Code that draws figures:
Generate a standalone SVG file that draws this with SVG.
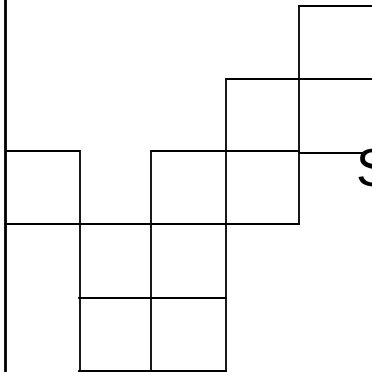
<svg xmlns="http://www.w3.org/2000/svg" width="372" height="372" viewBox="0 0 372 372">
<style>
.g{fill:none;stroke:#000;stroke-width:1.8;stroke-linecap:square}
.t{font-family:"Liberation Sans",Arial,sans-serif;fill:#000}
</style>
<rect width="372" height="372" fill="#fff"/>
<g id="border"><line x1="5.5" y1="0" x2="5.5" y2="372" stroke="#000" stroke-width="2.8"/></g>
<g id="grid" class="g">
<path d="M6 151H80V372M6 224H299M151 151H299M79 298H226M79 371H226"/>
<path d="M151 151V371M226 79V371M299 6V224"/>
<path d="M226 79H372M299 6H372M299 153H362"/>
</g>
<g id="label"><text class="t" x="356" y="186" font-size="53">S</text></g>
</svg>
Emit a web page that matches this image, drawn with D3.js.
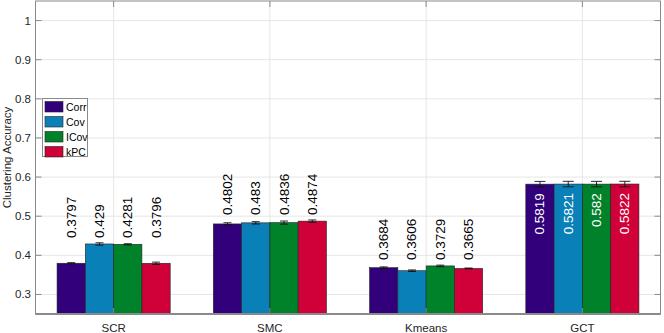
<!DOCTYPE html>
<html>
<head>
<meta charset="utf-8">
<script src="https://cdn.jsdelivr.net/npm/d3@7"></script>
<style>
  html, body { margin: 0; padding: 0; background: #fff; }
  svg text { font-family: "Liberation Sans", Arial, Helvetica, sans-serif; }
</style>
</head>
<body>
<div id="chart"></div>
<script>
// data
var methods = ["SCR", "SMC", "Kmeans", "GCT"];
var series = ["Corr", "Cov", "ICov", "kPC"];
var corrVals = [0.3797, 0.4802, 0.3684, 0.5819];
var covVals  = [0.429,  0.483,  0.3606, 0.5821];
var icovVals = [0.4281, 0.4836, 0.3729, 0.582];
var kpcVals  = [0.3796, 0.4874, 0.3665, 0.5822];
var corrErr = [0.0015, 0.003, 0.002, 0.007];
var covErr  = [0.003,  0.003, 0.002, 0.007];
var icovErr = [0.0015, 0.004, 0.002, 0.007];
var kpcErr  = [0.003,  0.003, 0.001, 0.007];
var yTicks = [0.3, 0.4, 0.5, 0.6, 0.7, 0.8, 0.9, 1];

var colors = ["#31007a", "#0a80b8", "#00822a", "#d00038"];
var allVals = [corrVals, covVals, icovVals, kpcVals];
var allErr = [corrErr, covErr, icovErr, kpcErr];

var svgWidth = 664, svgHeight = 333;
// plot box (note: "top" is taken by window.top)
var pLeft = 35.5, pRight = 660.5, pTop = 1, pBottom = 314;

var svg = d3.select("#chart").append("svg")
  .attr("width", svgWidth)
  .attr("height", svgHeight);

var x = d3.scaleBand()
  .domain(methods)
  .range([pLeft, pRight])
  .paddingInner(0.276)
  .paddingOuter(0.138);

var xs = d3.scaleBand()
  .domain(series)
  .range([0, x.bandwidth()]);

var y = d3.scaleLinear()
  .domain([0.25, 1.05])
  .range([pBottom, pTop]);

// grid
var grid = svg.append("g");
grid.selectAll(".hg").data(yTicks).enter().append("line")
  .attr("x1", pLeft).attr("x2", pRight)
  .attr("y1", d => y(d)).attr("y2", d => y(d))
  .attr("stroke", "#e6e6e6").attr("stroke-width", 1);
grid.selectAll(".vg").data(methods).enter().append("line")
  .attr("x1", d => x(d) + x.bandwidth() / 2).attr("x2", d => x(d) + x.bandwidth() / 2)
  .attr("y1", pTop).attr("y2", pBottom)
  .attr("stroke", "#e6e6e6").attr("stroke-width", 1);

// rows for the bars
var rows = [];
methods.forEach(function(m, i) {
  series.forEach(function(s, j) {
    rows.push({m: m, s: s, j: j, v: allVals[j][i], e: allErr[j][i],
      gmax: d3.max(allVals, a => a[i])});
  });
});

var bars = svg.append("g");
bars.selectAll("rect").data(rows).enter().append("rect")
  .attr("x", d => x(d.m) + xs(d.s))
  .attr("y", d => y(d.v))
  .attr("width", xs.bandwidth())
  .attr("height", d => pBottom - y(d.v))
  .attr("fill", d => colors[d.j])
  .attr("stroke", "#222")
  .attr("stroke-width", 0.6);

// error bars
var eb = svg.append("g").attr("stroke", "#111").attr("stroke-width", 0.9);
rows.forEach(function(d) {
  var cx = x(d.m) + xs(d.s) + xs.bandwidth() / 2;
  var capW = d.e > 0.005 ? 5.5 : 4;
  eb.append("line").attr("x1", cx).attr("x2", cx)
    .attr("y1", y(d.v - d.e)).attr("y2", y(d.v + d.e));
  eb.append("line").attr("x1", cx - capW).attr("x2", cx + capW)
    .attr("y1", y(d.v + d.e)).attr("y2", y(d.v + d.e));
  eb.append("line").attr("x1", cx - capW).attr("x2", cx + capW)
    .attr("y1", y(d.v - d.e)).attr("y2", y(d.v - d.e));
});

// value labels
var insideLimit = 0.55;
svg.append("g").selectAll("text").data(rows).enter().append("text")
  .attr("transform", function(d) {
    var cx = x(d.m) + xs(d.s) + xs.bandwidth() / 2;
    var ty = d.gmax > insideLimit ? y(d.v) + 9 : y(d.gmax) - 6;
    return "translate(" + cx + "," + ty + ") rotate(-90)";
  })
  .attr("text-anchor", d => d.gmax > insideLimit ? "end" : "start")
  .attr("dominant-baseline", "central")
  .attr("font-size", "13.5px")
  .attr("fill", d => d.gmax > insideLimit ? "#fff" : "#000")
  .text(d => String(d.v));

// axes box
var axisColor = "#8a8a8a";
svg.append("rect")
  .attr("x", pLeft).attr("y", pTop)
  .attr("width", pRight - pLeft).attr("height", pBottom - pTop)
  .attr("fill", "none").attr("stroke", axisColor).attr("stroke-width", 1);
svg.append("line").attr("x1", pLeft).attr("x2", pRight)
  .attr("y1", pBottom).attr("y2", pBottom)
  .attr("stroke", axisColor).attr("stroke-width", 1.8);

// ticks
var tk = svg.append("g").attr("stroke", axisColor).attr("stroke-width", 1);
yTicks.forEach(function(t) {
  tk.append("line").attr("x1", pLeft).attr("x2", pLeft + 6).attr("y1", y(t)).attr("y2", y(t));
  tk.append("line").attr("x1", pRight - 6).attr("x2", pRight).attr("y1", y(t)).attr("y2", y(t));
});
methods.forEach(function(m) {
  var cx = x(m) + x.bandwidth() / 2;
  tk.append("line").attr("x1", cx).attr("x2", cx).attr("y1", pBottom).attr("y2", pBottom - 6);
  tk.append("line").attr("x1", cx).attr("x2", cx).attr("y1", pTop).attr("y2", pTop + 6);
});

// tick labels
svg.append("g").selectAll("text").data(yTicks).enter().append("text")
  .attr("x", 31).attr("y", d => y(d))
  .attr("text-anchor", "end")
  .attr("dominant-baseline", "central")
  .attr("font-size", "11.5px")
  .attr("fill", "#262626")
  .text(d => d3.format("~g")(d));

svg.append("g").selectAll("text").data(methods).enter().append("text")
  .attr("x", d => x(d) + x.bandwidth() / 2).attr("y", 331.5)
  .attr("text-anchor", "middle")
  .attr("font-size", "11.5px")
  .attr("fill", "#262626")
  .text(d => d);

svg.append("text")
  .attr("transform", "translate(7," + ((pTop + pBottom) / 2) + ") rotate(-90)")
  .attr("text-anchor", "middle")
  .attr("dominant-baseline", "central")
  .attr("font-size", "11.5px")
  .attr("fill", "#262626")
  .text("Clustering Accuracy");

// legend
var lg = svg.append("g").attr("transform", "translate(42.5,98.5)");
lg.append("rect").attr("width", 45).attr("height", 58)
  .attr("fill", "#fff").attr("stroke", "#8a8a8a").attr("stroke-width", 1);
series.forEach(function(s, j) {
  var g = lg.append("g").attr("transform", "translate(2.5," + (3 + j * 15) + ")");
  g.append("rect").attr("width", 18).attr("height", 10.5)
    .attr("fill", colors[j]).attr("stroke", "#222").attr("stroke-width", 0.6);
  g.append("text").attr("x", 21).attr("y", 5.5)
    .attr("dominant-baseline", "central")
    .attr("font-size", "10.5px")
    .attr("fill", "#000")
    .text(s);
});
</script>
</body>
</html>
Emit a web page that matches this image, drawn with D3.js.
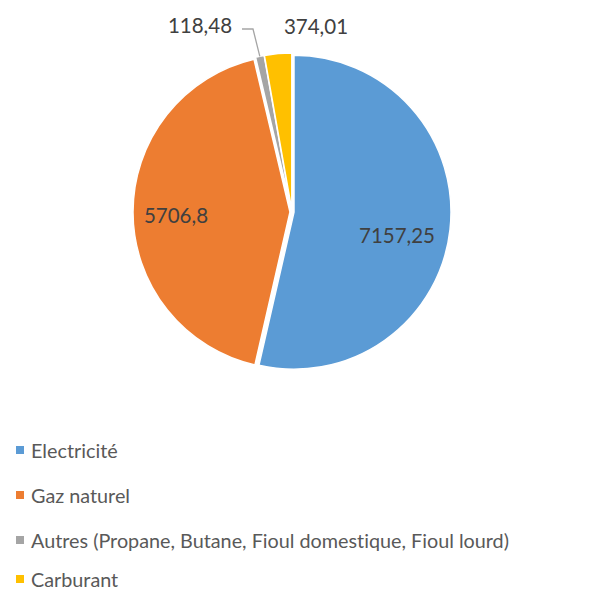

● **EXERCISE TASK**
Output exactly the span of lines from the top of the listing through the line holding "var allErr = [corrErr, covErr, icovErr, kpcErr];", and leave every picture out.

● **COMPLETE OUTPUT**
Generate a standalone SVG file that draws this with SVG.
<svg xmlns="http://www.w3.org/2000/svg" width="372" height="372" viewBox="0 0 372 372">
<style>
.g{fill:none;stroke:#000;stroke-width:1.8;stroke-linecap:square}
.t{font-family:"Liberation Sans",Arial,sans-serif;fill:#000}
</style>
<rect width="372" height="372" fill="#fff"/>
<g id="border"><line x1="5.5" y1="0" x2="5.5" y2="372" stroke="#000" stroke-width="2.8"/></g>
<g id="grid" class="g">
<path d="M6 151H80V372M6 224H299M151 151H299M79 298H226M79 371H226"/>
<path d="M151 151V371M226 79V371M299 6V224"/>
<path d="M226 79H372M299 6H372M299 153H362"/>
</g>
<g id="label"><text class="t" x="356" y="186" font-size="53">S</text></g>
</svg>
Emit a web page that matches this image, drawn with D3.js.
<!DOCTYPE html>
<html>
<head>
<meta charset="utf-8">
<script src="https://cdn.jsdelivr.net/npm/d3@7"></script>
<style>
  html, body { margin: 0; padding: 0; background: #fff; }
  svg text { font-family: "Liberation Sans", Arial, Helvetica, sans-serif; }
</style>
</head>
<body>
<div id="chart"></div>
<script>
// data
var methods = ["SCR", "SMC", "Kmeans", "GCT"];
var series = ["Corr", "Cov", "ICov", "kPC"];
var corrVals = [0.3797, 0.4802, 0.3684, 0.5819];
var covVals  = [0.429,  0.483,  0.3606, 0.5821];
var icovVals = [0.4281, 0.4836, 0.3729, 0.582];
var kpcVals  = [0.3796, 0.4874, 0.3665, 0.5822];
var corrErr = [0.0015, 0.003, 0.002, 0.007];
var covErr  = [0.003,  0.003, 0.002, 0.007];
var icovErr = [0.0015, 0.004, 0.002, 0.007];
var kpcErr  = [0.003,  0.003, 0.001, 0.007];
var yTicks = [0.3, 0.4, 0.5, 0.6, 0.7, 0.8, 0.9, 1];

var colors = ["#31007a", "#0a80b8", "#00822a", "#d00038"];
var allVals = [corrVals, covVals, icovVals, kpcVals];
var allErr = [corrErr, covErr, icovErr, kpcErr];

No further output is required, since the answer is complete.